**Rows**
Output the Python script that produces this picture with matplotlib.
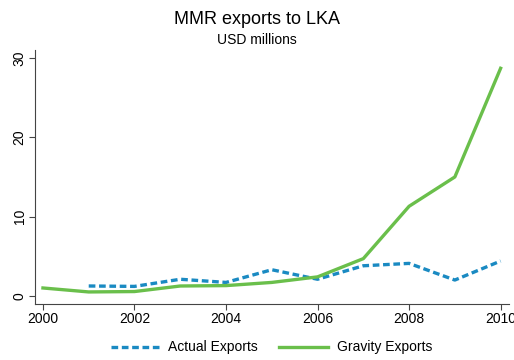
import numpy as np
import matplotlib
matplotlib.use('Agg')
import matplotlib.pyplot as plt

plt.rcParams['font.family'] = ['Liberation Sans', 'DejaVu Sans']

years = [2000, 2001, 2002, 2003, 2004, 2005, 2006, 2007, 2008, 2009, 2010]
actual_years = [2001, 2002, 2003, 2004, 2005, 2006, 2007, 2008, 2009, 2010]
actual = [1.25, 1.2, 2.1, 1.7, 3.3, 2.1, 3.8, 4.1, 2.0, 4.4]
gravity = [1.0, 0.5, 0.55, 1.25, 1.3, 1.7, 2.4, 4.7, 11.3, 15.0, 28.7]
xticks = [2000, 2002, 2004, 2006, 2008, 2010]
yticks = [0, 10, 20, 30]

fig = plt.figure(figsize=(5.14, 3.6), dpi=100)
ax = fig.add_axes([0.068, 0.156, 0.922, 0.705])

ax.plot(actual_years, actual, color='#1a8ac2', linewidth=2.4, linestyle=(0, (2.0, 1.1)),
        label='Actual Exports')
ax.plot(years, gravity, color='#6abf4b', linewidth=2.4, label='Gravity Exports')

ax.set_xlim(1999.825, 2010.18)
ax.set_ylim(-1.0, 31.0)
ax.set_xticks(xticks)
ax.set_yticks(yticks)
ax.tick_params(axis='both', labelsize=10, length=4, width=0.8, color='#444444', pad=2)
for lab in ax.get_yticklabels():
    lab.set_rotation(90)
    lab.set_va('center')
for s in ['top', 'right']:
    ax.spines[s].set_visible(False)
for s in ['left', 'bottom']:
    ax.spines[s].set_color('#444444')
    ax.spines[s].set_linewidth(0.8)

fig.text(0.5, 0.945, 'MMR exports to LKA', ha='center', va='center', fontsize=13)
fig.text(0.5, 0.888, 'USD millions', ha='center', va='center', fontsize=10)

fig.legend(loc='center', bbox_to_anchor=(0.528, 0.035), ncol=2, frameon=False,
           fontsize=10, handlelength=3.5, columnspacing=1.5, handletextpad=0.65)

fig.savefig('out.png', dpi=100)
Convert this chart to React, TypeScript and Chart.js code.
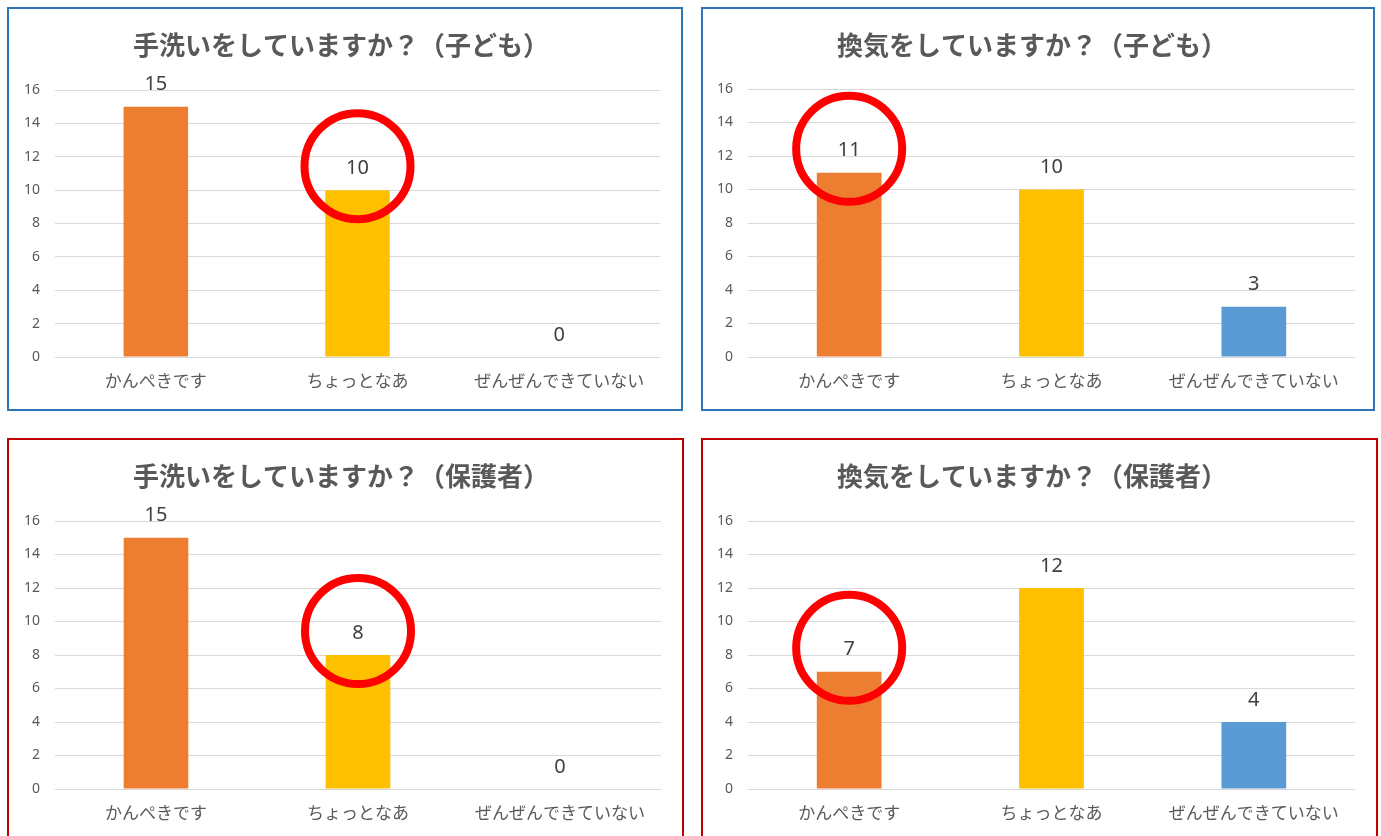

**Task prompt**
Transcribe the entries above verbatim, omitting their pictures.

**Expected answer**
Output the Python script that produces this picture with matplotlib.
import numpy as np
import matplotlib
matplotlib.use('Agg')
import matplotlib.pyplot as plt

plt.rcParams['font.family'] = ['Liberation Sans', 'DejaVu Sans']

years = [2000, 2001, 2002, 2003, 2004, 2005, 2006, 2007, 2008, 2009, 2010]
actual_years = [2001, 2002, 2003, 2004, 2005, 2006, 2007, 2008, 2009, 2010]
actual = [1.25, 1.2, 2.1, 1.7, 3.3, 2.1, 3.8, 4.1, 2.0, 4.4]
gravity = [1.0, 0.5, 0.55, 1.25, 1.3, 1.7, 2.4, 4.7, 11.3, 15.0, 28.7]
xticks = [2000, 2002, 2004, 2006, 2008, 2010]
yticks = [0, 10, 20, 30]

fig = plt.figure(figsize=(5.14, 3.6), dpi=100)
ax = fig.add_axes([0.068, 0.156, 0.922, 0.705])

ax.plot(actual_years, actual, color='#1a8ac2', linewidth=2.4, linestyle=(0, (2.0, 1.1)),
        label='Actual Exports')
ax.plot(years, gravity, color='#6abf4b', linewidth=2.4, label='Gravity Exports')

ax.set_xlim(1999.825, 2010.18)
ax.set_ylim(-1.0, 31.0)
ax.set_xticks(xticks)
ax.set_yticks(yticks)
ax.tick_params(axis='both', labelsize=10, length=4, width=0.8, color='#444444', pad=2)
for lab in ax.get_yticklabels():
    lab.set_rotation(90)
    lab.set_va('center')
for s in ['top', 'right']:
    ax.spines[s].set_visible(False)
for s in ['left', 'bottom']:
    ax.spines[s].set_color('#444444')
    ax.spines[s].set_linewidth(0.8)

fig.text(0.5, 0.945, 'MMR exports to LKA', ha='center', va='center', fontsize=13)
fig.text(0.5, 0.888, 'USD millions', ha='center', va='center', fontsize=10)

fig.legend(loc='center', bbox_to_anchor=(0.528, 0.035), ncol=2, frameon=False,
           fontsize=10, handlelength=3.5, columnspacing=1.5, handletextpad=0.65)

fig.savefig('out.png', dpi=100)
Convert this chart to React, TypeScript and Chart.js code.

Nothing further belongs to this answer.